Exactly as written, write out the lines below from the first to the one containing "edges = left_tail_edges", inclusive. Pictures do not belong in the copy.

-- STORED DATA --
** begin **

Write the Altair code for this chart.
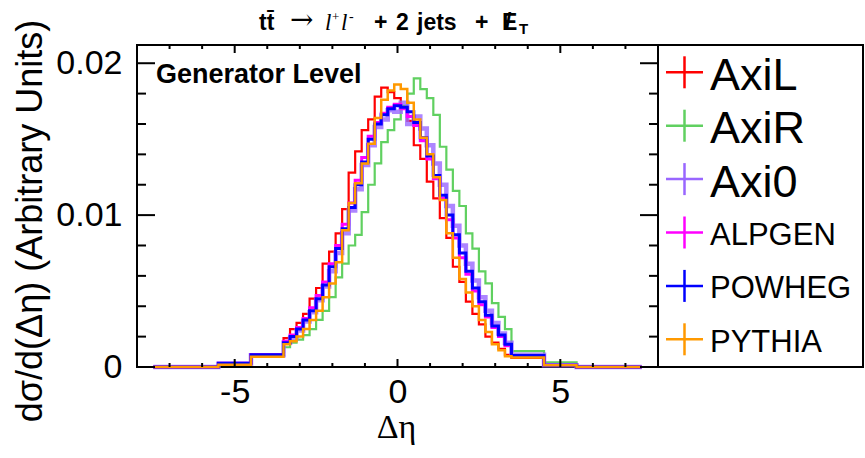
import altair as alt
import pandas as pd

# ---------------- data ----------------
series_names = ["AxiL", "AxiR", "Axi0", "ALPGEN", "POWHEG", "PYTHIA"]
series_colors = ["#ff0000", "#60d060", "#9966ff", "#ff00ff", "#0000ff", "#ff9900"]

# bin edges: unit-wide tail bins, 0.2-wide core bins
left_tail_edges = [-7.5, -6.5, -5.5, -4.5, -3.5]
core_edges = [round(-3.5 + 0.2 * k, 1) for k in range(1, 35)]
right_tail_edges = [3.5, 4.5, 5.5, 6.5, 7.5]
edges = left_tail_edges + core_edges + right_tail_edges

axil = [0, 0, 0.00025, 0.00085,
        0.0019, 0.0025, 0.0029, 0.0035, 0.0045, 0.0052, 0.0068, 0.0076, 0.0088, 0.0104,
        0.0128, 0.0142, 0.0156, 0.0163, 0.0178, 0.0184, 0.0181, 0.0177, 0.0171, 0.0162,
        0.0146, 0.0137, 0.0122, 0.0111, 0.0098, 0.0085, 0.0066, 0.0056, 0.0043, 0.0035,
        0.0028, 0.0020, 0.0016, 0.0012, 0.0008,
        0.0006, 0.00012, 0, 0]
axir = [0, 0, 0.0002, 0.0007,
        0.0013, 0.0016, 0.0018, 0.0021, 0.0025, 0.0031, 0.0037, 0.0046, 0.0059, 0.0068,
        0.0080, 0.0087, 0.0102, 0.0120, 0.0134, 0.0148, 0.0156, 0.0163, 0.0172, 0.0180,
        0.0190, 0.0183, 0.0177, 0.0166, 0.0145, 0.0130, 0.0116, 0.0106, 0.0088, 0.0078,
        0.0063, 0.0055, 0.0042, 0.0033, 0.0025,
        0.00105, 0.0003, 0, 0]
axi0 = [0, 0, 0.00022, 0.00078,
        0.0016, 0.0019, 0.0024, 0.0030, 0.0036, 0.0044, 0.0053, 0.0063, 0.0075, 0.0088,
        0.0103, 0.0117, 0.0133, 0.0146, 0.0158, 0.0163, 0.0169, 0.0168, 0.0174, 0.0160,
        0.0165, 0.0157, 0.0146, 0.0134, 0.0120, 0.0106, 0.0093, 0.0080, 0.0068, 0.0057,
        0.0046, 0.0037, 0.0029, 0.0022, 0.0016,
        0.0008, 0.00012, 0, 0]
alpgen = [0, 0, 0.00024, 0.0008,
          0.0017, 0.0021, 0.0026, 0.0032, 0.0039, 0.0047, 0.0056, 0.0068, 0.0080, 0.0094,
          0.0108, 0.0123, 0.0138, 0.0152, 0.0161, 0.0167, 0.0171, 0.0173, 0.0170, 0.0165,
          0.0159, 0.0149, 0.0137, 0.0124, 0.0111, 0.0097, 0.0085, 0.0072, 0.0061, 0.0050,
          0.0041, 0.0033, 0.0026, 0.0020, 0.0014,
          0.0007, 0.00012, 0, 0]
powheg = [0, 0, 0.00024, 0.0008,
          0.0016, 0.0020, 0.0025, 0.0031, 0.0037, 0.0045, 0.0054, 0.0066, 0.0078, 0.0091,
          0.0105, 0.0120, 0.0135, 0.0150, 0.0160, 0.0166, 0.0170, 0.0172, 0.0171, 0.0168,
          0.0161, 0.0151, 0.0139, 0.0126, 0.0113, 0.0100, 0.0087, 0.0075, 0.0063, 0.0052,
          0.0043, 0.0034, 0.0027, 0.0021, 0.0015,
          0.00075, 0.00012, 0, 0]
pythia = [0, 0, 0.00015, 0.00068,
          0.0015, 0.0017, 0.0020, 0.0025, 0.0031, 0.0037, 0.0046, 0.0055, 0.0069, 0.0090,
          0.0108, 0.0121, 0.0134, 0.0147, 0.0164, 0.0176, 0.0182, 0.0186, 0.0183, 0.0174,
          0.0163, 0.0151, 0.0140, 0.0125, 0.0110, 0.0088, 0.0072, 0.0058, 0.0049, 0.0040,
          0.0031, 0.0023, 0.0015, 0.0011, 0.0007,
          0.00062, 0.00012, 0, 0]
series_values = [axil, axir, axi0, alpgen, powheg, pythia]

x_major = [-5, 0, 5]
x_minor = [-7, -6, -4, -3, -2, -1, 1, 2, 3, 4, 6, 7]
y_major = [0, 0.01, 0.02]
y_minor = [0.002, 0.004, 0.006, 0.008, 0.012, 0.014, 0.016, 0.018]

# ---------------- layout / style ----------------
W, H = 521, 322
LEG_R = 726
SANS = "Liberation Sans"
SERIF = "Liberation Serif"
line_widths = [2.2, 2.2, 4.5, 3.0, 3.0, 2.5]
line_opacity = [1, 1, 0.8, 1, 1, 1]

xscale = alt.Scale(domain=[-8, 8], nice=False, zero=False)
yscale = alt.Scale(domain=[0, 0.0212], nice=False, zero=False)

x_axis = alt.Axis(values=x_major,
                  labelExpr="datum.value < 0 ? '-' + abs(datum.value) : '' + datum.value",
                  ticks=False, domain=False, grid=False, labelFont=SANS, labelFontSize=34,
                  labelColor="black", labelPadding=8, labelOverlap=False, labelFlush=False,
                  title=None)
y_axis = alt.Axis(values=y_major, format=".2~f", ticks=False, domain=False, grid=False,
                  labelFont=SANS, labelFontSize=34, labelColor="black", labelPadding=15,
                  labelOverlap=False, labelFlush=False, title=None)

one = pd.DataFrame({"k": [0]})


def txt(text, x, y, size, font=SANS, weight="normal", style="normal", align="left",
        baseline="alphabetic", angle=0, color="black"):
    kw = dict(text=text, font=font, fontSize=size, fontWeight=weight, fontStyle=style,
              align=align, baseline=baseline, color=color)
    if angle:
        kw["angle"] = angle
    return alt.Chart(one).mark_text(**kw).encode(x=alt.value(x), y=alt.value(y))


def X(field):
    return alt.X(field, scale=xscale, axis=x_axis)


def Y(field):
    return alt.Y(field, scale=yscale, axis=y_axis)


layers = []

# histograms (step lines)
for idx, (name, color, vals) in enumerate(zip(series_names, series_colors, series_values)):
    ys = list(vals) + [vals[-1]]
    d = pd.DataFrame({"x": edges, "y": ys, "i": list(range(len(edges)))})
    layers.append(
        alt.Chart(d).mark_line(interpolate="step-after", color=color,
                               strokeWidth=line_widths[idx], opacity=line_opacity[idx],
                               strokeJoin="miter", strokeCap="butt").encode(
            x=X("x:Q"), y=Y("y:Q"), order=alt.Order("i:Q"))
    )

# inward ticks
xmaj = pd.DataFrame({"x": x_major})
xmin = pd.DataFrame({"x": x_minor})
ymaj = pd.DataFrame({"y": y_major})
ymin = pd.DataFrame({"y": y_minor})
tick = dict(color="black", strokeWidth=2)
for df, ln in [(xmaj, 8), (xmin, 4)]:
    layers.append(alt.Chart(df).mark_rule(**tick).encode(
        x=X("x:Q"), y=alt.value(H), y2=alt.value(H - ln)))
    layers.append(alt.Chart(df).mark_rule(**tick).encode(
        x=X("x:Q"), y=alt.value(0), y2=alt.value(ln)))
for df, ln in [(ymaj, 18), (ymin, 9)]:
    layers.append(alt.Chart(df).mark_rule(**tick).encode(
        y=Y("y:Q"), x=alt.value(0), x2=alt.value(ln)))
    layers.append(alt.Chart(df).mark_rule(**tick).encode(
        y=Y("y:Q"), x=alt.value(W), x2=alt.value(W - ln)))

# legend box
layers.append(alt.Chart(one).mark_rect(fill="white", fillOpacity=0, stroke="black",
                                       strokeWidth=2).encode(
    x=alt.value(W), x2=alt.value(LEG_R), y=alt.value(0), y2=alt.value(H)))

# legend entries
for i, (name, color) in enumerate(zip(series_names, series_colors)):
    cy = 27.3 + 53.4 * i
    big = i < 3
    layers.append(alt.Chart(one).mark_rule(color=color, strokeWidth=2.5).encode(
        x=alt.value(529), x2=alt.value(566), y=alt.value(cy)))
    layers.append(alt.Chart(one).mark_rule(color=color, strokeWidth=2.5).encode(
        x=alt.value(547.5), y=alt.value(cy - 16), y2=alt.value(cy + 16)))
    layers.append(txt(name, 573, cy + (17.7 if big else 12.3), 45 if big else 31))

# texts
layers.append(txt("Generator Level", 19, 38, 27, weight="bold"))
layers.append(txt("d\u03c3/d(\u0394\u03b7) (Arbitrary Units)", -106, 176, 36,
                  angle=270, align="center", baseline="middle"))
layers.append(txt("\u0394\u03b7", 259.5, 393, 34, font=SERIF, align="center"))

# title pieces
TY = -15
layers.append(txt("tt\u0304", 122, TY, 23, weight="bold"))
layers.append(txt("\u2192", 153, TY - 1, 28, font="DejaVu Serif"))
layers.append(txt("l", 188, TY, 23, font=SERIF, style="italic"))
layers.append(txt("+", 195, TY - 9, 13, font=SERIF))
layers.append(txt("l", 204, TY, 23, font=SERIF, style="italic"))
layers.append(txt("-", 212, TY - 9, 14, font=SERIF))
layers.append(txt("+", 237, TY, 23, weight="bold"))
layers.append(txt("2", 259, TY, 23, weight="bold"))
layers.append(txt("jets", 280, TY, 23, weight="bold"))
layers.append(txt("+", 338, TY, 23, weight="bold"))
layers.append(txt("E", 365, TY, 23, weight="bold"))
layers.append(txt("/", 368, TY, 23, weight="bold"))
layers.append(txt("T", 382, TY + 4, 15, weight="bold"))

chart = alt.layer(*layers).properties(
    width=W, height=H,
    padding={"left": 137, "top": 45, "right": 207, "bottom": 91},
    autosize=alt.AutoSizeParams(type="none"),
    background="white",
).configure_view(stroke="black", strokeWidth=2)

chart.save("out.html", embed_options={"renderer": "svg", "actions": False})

** end **

-- SOLUTION TO THIS EXERCISE --
Write the Altair code for this chart.
import altair as alt
import pandas as pd

# ---------------- data ----------------
series_names = ["AxiL", "AxiR", "Axi0", "ALPGEN", "POWHEG", "PYTHIA"]
series_colors = ["#ff0000", "#60d060", "#9966ff", "#ff00ff", "#0000ff", "#ff9900"]

# bin edges: unit-wide tail bins, 0.2-wide core bins
left_tail_edges = [-7.5, -6.5, -5.5, -4.5, -3.5]
core_edges = [round(-3.5 + 0.2 * k, 1) for k in range(1, 35)]
right_tail_edges = [3.5, 4.5, 5.5, 6.5, 7.5]
edges = left_tail_edges + core_edges + right_tail_edges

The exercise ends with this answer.